Identify all lines in the listing that include the word "this", and copy them out.

## RECORD EXTRACTS
━━━

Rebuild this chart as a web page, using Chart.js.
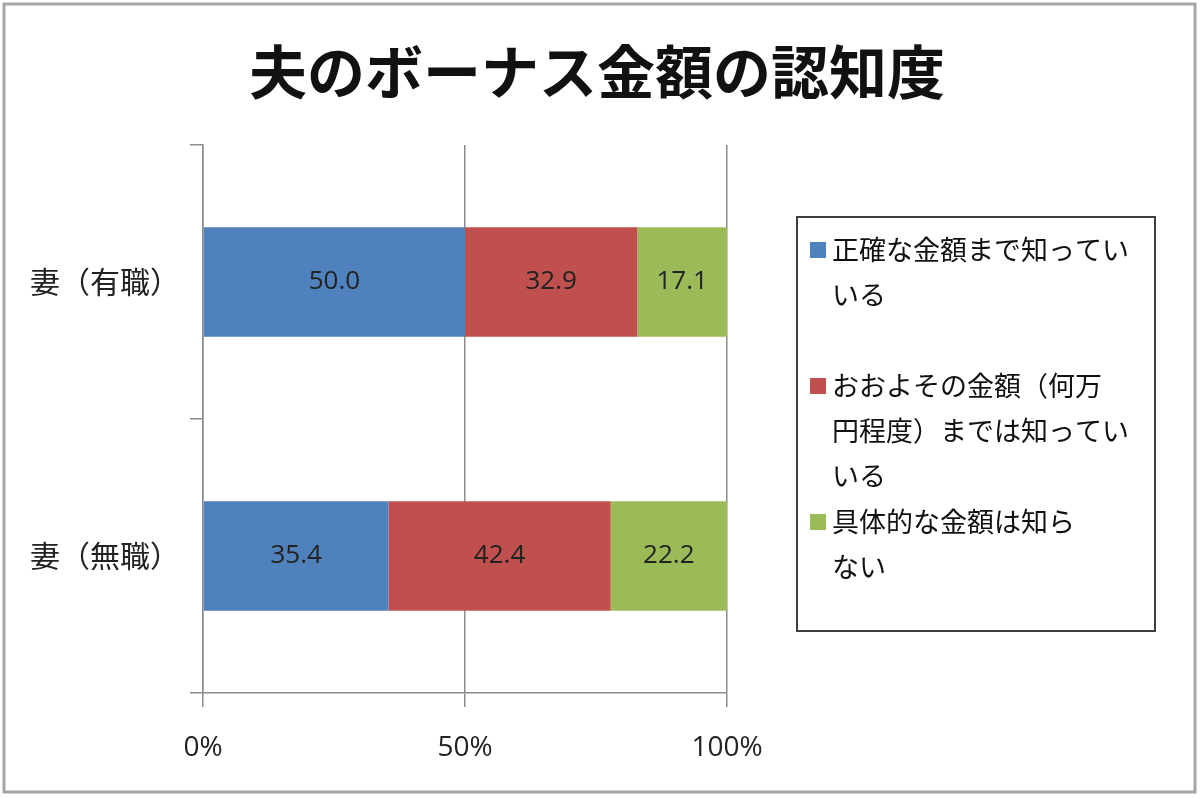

━━━

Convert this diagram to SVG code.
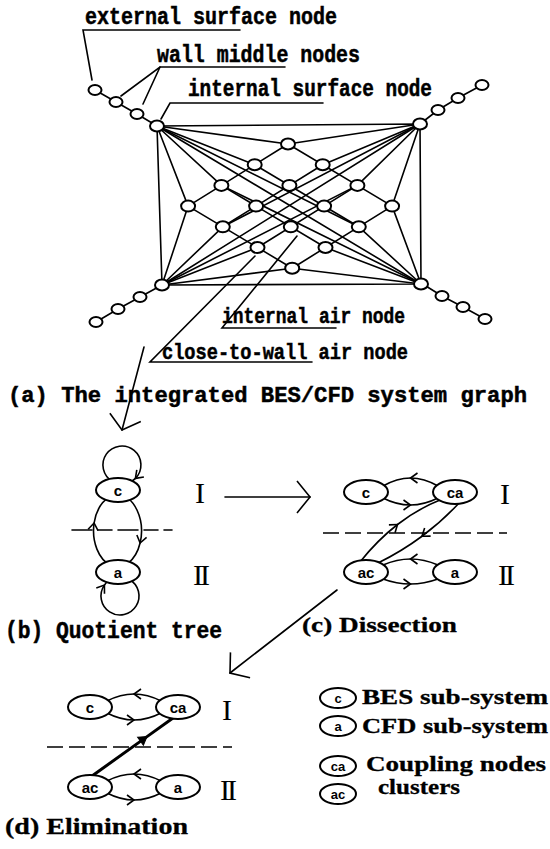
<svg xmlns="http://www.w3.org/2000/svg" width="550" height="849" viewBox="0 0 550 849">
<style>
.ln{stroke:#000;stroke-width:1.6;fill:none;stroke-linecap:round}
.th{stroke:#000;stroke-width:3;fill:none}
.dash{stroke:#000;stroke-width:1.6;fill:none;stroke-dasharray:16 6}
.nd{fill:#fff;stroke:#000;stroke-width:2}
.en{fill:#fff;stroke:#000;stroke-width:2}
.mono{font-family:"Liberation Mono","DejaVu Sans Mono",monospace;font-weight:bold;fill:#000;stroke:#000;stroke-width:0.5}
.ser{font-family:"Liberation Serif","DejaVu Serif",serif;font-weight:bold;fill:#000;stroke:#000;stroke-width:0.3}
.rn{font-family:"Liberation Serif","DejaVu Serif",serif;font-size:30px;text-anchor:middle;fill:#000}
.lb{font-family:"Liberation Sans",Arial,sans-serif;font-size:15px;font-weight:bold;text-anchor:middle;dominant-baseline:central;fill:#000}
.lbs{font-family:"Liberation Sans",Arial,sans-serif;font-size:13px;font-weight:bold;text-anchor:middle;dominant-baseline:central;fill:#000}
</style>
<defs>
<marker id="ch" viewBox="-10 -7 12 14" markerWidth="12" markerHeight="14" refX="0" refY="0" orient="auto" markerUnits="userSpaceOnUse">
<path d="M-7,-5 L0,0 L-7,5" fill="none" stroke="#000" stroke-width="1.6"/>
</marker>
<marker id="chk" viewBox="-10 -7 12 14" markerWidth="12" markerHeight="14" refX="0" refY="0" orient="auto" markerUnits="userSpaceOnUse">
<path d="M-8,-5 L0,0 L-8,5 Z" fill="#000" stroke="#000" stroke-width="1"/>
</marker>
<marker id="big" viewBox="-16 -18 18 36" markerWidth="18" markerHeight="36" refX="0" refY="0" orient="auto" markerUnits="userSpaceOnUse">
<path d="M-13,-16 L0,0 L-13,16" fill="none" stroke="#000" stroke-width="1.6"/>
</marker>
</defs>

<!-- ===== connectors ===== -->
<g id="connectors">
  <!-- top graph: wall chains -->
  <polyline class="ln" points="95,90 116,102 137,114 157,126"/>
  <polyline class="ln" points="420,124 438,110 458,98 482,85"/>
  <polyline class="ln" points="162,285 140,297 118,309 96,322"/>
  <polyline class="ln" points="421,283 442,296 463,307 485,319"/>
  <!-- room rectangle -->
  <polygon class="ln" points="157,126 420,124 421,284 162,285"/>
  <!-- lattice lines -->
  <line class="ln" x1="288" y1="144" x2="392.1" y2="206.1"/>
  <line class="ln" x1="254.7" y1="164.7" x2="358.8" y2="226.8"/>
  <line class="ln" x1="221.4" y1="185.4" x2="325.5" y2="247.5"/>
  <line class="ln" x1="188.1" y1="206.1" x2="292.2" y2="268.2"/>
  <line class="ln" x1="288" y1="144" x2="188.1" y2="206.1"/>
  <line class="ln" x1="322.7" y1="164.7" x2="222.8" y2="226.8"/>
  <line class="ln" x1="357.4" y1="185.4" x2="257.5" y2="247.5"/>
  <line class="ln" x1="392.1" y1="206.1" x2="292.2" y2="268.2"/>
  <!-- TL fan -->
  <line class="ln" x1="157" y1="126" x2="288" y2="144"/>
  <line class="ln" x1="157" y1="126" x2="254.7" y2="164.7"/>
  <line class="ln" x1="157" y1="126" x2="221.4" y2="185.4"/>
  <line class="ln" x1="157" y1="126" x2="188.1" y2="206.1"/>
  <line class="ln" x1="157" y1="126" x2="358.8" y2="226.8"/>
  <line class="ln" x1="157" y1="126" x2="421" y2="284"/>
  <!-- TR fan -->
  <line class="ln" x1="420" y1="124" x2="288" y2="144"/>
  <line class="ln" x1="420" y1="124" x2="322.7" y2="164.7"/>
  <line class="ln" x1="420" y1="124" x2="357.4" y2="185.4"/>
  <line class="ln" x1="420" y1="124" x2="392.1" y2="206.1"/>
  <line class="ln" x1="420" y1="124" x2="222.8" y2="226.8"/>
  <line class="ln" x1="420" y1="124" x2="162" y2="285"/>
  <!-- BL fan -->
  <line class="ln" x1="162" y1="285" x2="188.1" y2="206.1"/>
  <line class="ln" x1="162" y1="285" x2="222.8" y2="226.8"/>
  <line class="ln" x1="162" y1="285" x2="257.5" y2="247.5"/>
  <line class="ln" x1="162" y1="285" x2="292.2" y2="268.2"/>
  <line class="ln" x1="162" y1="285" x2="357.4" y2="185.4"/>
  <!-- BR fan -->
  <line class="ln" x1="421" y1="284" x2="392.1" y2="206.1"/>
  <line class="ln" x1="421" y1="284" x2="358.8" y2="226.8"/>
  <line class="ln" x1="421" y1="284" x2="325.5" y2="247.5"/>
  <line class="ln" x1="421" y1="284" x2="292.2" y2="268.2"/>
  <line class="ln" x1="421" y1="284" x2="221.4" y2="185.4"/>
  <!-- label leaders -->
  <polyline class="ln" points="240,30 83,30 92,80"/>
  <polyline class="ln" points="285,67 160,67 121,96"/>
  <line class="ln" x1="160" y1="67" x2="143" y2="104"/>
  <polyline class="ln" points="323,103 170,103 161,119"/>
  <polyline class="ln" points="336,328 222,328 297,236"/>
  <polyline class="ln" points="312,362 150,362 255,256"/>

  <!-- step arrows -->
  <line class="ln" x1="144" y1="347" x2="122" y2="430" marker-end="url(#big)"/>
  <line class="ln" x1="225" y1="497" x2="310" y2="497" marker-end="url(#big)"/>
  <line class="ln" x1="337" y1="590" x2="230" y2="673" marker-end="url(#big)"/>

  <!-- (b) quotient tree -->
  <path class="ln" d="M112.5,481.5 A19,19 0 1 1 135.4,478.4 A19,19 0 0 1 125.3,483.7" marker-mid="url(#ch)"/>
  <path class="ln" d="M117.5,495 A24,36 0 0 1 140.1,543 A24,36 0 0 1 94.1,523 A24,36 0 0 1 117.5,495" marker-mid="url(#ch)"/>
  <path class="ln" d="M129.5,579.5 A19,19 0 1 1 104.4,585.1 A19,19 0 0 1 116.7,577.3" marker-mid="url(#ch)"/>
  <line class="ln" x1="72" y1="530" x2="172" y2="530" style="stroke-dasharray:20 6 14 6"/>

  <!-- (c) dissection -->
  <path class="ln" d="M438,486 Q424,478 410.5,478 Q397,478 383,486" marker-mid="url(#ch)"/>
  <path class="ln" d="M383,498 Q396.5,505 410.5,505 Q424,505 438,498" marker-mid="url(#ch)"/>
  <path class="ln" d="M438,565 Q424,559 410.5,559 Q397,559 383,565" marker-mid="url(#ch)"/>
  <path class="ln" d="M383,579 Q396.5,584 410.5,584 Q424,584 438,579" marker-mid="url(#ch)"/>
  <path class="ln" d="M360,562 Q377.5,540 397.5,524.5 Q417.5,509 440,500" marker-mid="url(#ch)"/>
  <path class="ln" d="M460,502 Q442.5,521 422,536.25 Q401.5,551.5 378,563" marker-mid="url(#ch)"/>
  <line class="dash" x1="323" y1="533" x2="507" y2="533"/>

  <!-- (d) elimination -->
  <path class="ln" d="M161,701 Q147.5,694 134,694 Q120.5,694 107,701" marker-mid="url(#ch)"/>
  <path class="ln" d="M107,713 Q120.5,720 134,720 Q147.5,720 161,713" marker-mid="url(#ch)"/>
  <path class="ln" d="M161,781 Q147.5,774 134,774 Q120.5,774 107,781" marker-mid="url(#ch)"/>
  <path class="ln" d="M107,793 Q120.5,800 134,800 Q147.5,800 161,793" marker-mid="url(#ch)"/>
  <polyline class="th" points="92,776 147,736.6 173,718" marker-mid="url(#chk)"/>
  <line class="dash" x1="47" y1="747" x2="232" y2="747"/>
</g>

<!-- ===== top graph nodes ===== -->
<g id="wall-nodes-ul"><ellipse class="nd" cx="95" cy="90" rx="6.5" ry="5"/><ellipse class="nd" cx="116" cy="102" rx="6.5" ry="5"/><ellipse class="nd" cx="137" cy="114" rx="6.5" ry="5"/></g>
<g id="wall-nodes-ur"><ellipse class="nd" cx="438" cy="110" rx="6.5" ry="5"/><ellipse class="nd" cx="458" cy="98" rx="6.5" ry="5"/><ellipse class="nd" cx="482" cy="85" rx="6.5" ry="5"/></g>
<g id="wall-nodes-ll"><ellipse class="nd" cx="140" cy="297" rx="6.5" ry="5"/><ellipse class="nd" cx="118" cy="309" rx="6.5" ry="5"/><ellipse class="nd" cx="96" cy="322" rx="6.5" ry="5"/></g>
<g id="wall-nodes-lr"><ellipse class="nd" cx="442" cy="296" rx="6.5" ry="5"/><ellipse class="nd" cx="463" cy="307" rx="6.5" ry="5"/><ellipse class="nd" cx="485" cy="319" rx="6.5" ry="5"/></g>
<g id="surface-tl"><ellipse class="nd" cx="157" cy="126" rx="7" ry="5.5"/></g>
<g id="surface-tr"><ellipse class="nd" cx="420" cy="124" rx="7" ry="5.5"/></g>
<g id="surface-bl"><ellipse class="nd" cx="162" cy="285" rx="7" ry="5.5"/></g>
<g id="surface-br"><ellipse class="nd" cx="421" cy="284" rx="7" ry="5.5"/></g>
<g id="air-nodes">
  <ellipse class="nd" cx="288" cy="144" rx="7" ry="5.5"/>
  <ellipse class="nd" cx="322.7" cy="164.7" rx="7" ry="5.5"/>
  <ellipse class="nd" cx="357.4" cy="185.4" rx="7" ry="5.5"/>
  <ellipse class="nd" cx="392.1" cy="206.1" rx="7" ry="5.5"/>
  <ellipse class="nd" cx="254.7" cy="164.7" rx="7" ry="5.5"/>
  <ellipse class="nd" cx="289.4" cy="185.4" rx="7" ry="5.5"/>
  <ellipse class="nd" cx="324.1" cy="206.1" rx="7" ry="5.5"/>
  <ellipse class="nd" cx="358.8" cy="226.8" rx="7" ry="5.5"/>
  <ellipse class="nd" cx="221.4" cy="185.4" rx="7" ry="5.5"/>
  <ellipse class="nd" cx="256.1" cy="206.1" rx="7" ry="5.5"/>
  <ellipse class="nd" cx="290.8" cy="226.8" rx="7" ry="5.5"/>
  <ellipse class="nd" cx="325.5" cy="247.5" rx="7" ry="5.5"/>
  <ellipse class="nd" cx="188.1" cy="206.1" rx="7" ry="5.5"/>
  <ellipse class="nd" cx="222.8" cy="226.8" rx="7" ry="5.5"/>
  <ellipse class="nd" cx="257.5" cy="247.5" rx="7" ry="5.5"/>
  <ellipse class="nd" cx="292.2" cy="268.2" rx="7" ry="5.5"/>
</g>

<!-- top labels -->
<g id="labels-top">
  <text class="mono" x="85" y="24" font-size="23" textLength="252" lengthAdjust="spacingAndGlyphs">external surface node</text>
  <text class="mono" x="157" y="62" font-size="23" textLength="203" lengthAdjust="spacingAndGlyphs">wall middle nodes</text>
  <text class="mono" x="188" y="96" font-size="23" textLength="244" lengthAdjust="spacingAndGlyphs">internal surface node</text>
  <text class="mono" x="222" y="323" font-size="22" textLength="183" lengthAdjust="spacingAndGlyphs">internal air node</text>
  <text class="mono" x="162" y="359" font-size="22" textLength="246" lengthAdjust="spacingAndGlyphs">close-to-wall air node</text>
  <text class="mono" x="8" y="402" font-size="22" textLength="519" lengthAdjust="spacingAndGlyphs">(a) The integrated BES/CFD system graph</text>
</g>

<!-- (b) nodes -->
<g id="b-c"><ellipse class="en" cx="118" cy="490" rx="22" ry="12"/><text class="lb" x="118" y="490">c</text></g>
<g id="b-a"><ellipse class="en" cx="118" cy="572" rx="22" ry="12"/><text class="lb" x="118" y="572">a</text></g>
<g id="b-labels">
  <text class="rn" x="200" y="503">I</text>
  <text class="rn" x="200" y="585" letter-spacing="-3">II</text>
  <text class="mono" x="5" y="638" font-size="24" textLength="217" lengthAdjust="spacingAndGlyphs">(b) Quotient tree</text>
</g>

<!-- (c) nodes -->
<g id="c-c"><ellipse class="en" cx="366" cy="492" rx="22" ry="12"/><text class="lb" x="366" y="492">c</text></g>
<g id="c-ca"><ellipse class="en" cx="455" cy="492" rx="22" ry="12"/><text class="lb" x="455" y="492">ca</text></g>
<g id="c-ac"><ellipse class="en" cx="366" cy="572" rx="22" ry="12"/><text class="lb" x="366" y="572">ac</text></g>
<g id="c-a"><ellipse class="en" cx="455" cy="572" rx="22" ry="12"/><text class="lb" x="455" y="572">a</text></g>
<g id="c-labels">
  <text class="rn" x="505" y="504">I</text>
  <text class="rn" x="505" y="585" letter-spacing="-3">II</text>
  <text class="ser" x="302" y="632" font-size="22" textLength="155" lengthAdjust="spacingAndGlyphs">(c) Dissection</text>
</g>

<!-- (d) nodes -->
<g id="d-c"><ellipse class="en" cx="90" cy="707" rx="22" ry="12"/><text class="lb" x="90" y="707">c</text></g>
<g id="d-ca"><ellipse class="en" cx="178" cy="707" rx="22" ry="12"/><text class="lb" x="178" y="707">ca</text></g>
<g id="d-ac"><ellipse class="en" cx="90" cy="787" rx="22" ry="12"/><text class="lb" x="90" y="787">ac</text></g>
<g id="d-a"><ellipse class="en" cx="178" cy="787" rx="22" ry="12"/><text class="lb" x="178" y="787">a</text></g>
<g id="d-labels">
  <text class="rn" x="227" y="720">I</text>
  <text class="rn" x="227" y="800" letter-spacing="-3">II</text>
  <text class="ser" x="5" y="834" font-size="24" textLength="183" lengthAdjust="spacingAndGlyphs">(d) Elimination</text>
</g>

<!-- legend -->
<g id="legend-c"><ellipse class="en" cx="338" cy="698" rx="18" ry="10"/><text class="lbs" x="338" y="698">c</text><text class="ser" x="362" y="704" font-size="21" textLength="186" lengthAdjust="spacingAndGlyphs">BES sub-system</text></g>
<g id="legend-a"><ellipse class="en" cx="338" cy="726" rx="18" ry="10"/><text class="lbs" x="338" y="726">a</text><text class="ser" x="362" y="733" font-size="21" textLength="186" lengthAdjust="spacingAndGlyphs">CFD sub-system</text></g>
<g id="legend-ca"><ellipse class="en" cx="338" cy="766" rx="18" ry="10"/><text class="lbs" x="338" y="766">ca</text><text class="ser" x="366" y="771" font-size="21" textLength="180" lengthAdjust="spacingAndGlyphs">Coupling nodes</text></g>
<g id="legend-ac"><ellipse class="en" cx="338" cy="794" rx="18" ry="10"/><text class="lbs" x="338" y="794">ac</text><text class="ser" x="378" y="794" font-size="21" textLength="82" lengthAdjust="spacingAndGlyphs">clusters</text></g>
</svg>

━━━

## CORRECT OUTPUT
Rebuild this chart as a web page, using Chart.js.
Convert this diagram to SVG code.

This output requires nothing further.